Rel=Prev and Rel=Next
What are Rel=Previous and Rel=Next?
As part of its efforts to combat duplicate content, Google introduced these functions in September 2011. The HTML code of a website can contain the Rel=Prev and Rel=Next attributes which tell search engines that a set of consecutive pages should all be indexed together.

For example, a website with a product or article section that spans multiple pages. They would be considered competing URLs on the same topic by Google, rather than being the same article.
Who do they work for?

When there’s more content on the page than can fit on one page, it’s necessary to use Rel=Prev and Rel=Next. Below each page is the ‘previous’ and ‘next’ buttons.

Depending on what you click, you’ll be taken to the next or previous page of the article. Google will have a more difficult time sorting the pages if you don’t use these functions. The content may also be considered duplicate because Google may think it doesn’t contain pagination.

The following code shows an example of rel=prev and rel=next tags:

<head>
<link rel=”prev” href=http://www.yourdomain.co.uk/article/2/ />
<link rel=”next” href=http://www.yourdomain.co.uk/article/3/ />
</head>
How does this affect search engine optimization?
With rel=previous and rel=next, Google can better determine what it is looking at and send users to the most relevant page, usually the first in the series. It’s possible that Google’s search rankings would be higher on pages 2, 3, or 4 of an article if they aren’t used.

Our recommendation is to avoid spreading content across multiple pages whenever possible. A good UX design usually makes even long content easy to read and navigate.

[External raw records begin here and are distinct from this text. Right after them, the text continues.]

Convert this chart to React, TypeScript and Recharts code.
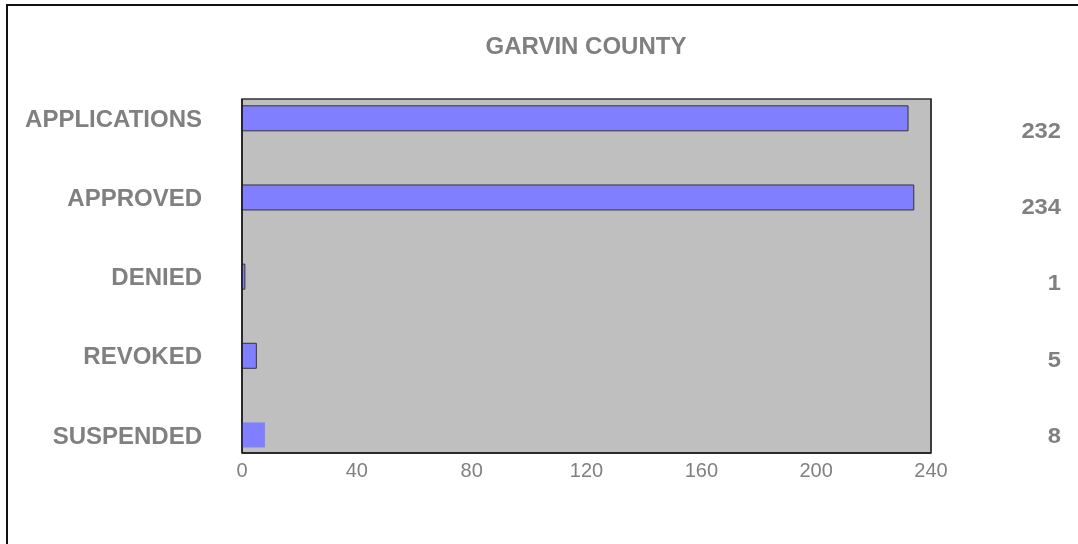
import React from 'react';
import { BarChart, Bar, XAxis, YAxis, ReferenceArea, Cell } from 'recharts';

const title = 'GARVIN COUNTY';
const categories = ['APPLICATIONS', 'APPROVED', 'DENIED', 'REVOKED', 'SUSPENDED'];
const counts = [232, 234, 1, 5, 8];
const xTicks = [0, 40, 80, 120, 160, 200, 240];

const data = categories.map((name, i) => ({ name, value: counts[i], pos: i }));
const posTicks = categories.map((_, i) => i);

const FONT = '"Liberation Sans", Arial, sans-serif';
const TEXT = '#808080';

const RightTick = (props: any) => {
  const { x, y, payload } = props;
  return (
    <g transform={`translate(${x + 130},${y}) scale(1.08,1)`}>
      <text x={0} y={0} dy="0.36em" textAnchor="end" fill={TEXT} fontSize={22} fontWeight="bold" fontFamily={FONT}>
        {counts[payload.value]}
      </text>
    </g>
  );
};

export default function App() {
  return (
    <div>
      <div
        style={{
          position: 'fixed',
          left: 6,
          top: 4,
          width: 1200,
          height: 700,
          border: '2px solid #111',
          boxSizing: 'border-box',
        }}
      />
      <div style={{ position: 'fixed', left: 0, top: 0 }}>
        <BarChart
          width={1078}
          height={544}
          data={data}
          layout="vertical"
          margin={{ top: 99, right: 0, bottom: 51, left: 0 }}
        >
          <XAxis
            type="number"
            domain={[0, 240]}
            ticks={xTicks}
            interval={0}
            tickLine={false}
            tickSize={0}
            tickMargin={10}
            height={40}
            axisLine={{ stroke: '#1a1a1a', strokeWidth: 1.5 }}
            tick={{ fill: TEXT, fontSize: 20, fontFamily: FONT }}
          />
          <YAxis
            yAxisId="left"
            type="number"
            dataKey="pos"
            domain={[-0.245, 4.227]}
            allowDataOverflow
            ticks={posTicks}
            interval={0}
            width={242}
            tickLine={false}
            tickSize={0}
            tickMargin={40}
            axisLine={{ stroke: '#1a1a1a', strokeWidth: 1.5 }}
            tickFormatter={(v: number) => categories[v]}
            tick={{ fill: TEXT, fontSize: 24, fontWeight: 'bold', fontFamily: FONT }}
          />
          <YAxis
            yAxisId="right"
            orientation="right"
            type="number"
            dataKey="pos"
            domain={[-0.4066, 4.236]}
            allowDataOverflow
            ticks={posTicks}
            interval={0}
            width={147}
            tickLine={false}
            tickSize={0}
            tickMargin={0}
            axisLine={{ stroke: '#333', strokeWidth: 1.5 }}
            tick={<RightTick />}
          />
          <ReferenceArea
            yAxisId="left"
            x1={0}
            x2={240}
            fill="#BFBFBF"
            fillOpacity={1}
            stroke="#333"
            strokeWidth={1.5}
          />
          <Bar
            yAxisId="left"
            dataKey="value"
            barSize={25}
            fill="#8080FF"
            stroke="#333"
            strokeWidth={1}
            isAnimationActive={false}
          >
            {data.map((d, i) => (
              <Cell key={d.name} stroke={i === data.length - 1 ? 'none' : '#333'} />
            ))}
          </Bar>
        </BarChart>
      </div>
      <div
        style={{
          position: 'fixed',
          left: 586,
          top: 32,
          transform: 'translateX(-50%)',
          whiteSpace: 'nowrap',
          fontFamily: FONT,
          fontWeight: 'bold',
          fontSize: 24,
          color: TEXT,
        }}
      >
        {title}
      </div>
    </div>
  );
}
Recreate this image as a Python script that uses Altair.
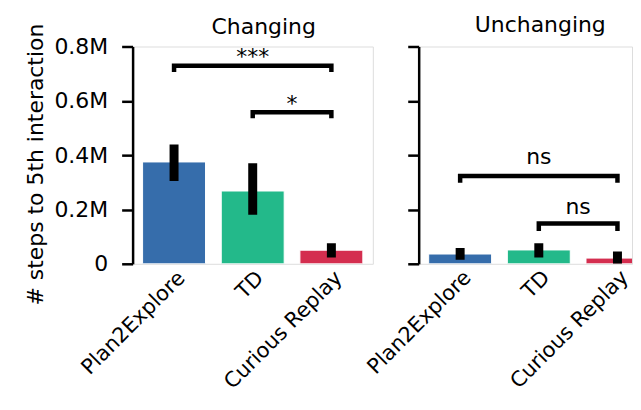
import altair as alt
import pandas as pd

FONT = "DejaVu Sans"
FS = 22
XFS = 21

methods = ["Plan2Explore", "TD", "Curious Replay"]
colors = ["#366DAB", "#23B98A", "#D42E4F"]

chg_mean = [375000, 268000, 50000]
chg_lo = [305000, 181000, 23000]
chg_hi = [439000, 370000, 76000]

unc_mean = [36000, 51000, 21000]
unc_lo = [15000, 23000, 0]
unc_hi = [58000, 76000, 45000]

chg_br_from = ["Plan2Explore", "TD"]
chg_br_to = ["Curious Replay", "Curious Replay"]
chg_br_top = [729000, 558000]
chg_br_low = [706000, 536000]
chg_br_label = ["***", "*"]
chg_br_label_y = [735000, 562000]

unc_br_from = ["Plan2Explore", "TD"]
unc_br_to = ["Curious Replay", "Curious Replay"]
unc_br_top = [323000, 148000]
unc_br_low = [298000, 121000]
unc_br_label = ["ns", "ns"]
unc_br_label_y = [366000, 182000]

y_ticks = [0, 200000, 400000, 600000, 800000]

W = 241
H = 218
PI, PO = 0.2, 0.127
STEP = W / (3 - PI + 2 * PO)
XLAB_PAD = 3


def bars_df(mean, lo, hi):
    return pd.DataFrame({"method": methods, "mean": mean, "lo": lo, "hi": hi})


def bracket_df(frm, to, top, low):
    rows = []
    for k in range(len(frm)):
        pts = [(frm[k], low[k]), (frm[k], top[k]), (to[k], top[k]), (to[k], low[k])]
        for o, (m, v) in enumerate(pts):
            rows.append({"br": k, "ord": o, "method": m, "v": v})
    return pd.DataFrame(rows)


def label_layers(frm, to, labels, ys, xscale):
    layers = []
    for k in range(len(labels)):
        i, j = methods.index(frm[k]), methods.index(to[k])
        mid = (i + j) / 2
        base = methods[int(mid)]
        dx = (mid - int(mid)) * STEP
        df = pd.DataFrame({"method": [base], "v": [ys[k]], "t": [labels[k]]})
        layers.append(
            alt.Chart(df)
            .mark_text(font=FONT, fontSize=FS, baseline="alphabetic", align="center", dx=dx,
                       clip=True, color="black")
            .encode(x=alt.X("method:N", scale=xscale, sort=methods),
                    y=alt.Y("v:Q"), text="t:N")
        )
    return layers


yscale = alt.Scale(domain=[0, 800000], nice=False)
color = alt.Color("method:N", scale=alt.Scale(domain=methods, range=colors), legend=None)


def panel(title, mean, lo, hi, frm, to, top, low, labels, ys, left, width, toff, tdx, xrange=None):
    sargs = dict(domain=methods, paddingInner=PI, paddingOuter=PO)
    if xrange is not None:
        sargs["range"] = xrange
    xscale = alt.Scale(**sargs)
    if left:
        xaxis = alt.Axis(title=None, labelAngle=-45, ticks=False, domain=False,
                         labelPadding=XLAB_PAD, labelFontSize=XFS, labelFont=FONT,
                         labelColor="black")
    else:
        xaxis = None
    xenc = alt.X("method:N", scale=xscale, sort=methods, axis=xaxis)
    common = dict(values=y_ticks, grid=False, tickSize=11, tickWidth=2.5, domainWidth=2.5,
                  domainColor="black", tickColor="black")
    if left:
        yaxis = alt.Axis(title="# steps to 5th interaction",
                         labelExpr="datum.value == 0 ? '0' : format(datum.value / 1000000, '.1f') + 'M'",
                         labelPadding=14, labelFontSize=FS, titleFontSize=FS, labelFont=FONT,
                         titleFont=FONT, titleFontWeight="normal", titlePadding=6, titleY=118,
                         labelColor="black", titleColor="black", **common)
    else:
        yaxis = alt.Axis(title=None, labels=False, **common)
    base = alt.Chart(bars_df(mean, lo, hi))
    bars = base.mark_bar(stroke="white", strokeWidth=1, clip=True).encode(
        x=xenc, y=alt.Y("mean:Q", scale=yscale, axis=yaxis), color=color)
    err = base.mark_rule(color="black", strokeWidth=9, clip=True).encode(
        x=alt.X("method:N", scale=xscale, sort=methods), y="lo:Q", y2="hi:Q")
    br = alt.Chart(bracket_df(frm, to, top, low)).mark_line(
        color="black", strokeWidth=4.5, strokeJoin="miter", strokeCap="butt", clip=True).encode(
        x=alt.X("method:N", scale=xscale, sort=methods), y="v:Q", detail="br:N", order="ord:Q")
    layers = [bars, err, br] + label_layers(frm, to, labels, ys, xscale)
    if not left:
        # category labels drawn as rotated text (axis range would extend past the page)
        layers.append(base.mark_text(font=FONT, fontSize=XFS, angle=315, align="right",
                                     baseline="top", color="black").encode(
            x=alt.X("method:N", scale=xscale, sort=methods), y=alt.value(H + XLAB_PAD),
            text="method:N"))
    return alt.layer(*layers).properties(
        width=width, height=H,
        title=alt.TitleParams(title, font=FONT, fontSize=FS, fontWeight="normal", anchor="middle",
                              baseline="alphabetic", dx=tdx, offset=toff, color="black"))


left = panel("Changing", chg_mean, chg_lo, chg_hi, chg_br_from, chg_br_to, chg_br_top, chg_br_low,
             chg_br_label, chg_br_label_y, True, W, -33, 11)
right = panel("Unchanging", unc_mean, unc_lo, unc_hi, unc_br_from, unc_br_to, unc_br_top, unc_br_low,
              unc_br_label, unc_br_label_y, False, 214, -9, 15, xrange=[0, W])

chart = alt.hconcat(left, right, spacing=46, bounds="flush").configure_view(stroke=None).configure(
    padding={"left": 16, "top": 5, "right": 0, "bottom": 0})

chart.save("out.html", embed_options={"renderer": "svg", "actions": False})
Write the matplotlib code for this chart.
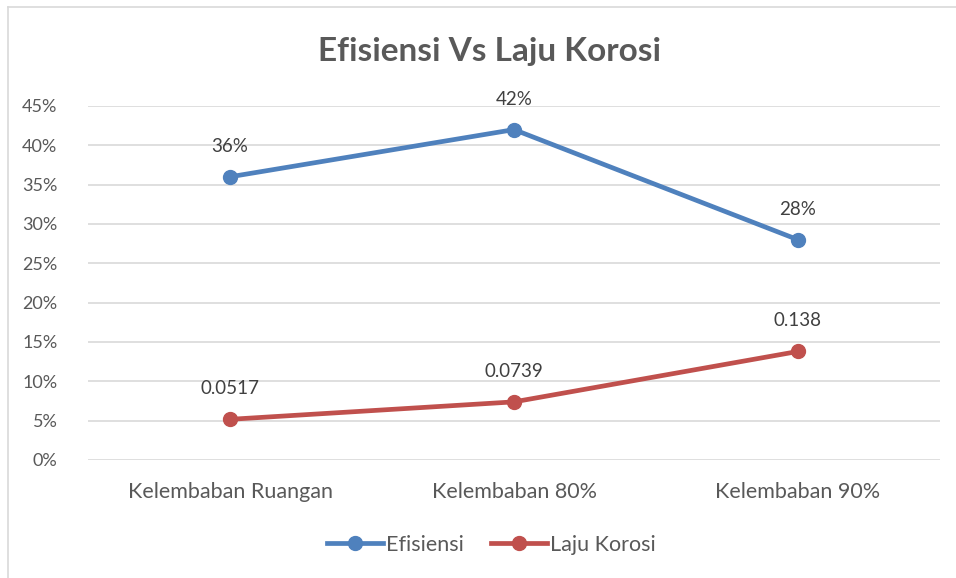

What does this change mean for SEO?
Before I answer that question, let me make one thing clear: it looks like no SEO professional noticed that Google discontinued supporting the rel=prev/next markup from an indexing standpoint.

It wasn’t until someone saw that the Big G had pulled the documentation page that people started asking questions. So maybe we should ask the philosophical question: “If Google removed a feature and nobody noticed, was it ever really there?”

But what it means is that Google will index the category page instead of the pagination going forward. That’s not a problem, though. According to Google Web Performance Engineer Ilya Grigorik, Googlebot is intelligent enough to find your next/previous pages with a clear signal.

Remember: the bot is already evaluating all the links on your site. If you’ve structured your website so that it’s user-friendly and practiced great internal linking, Google will find your related content and rank it.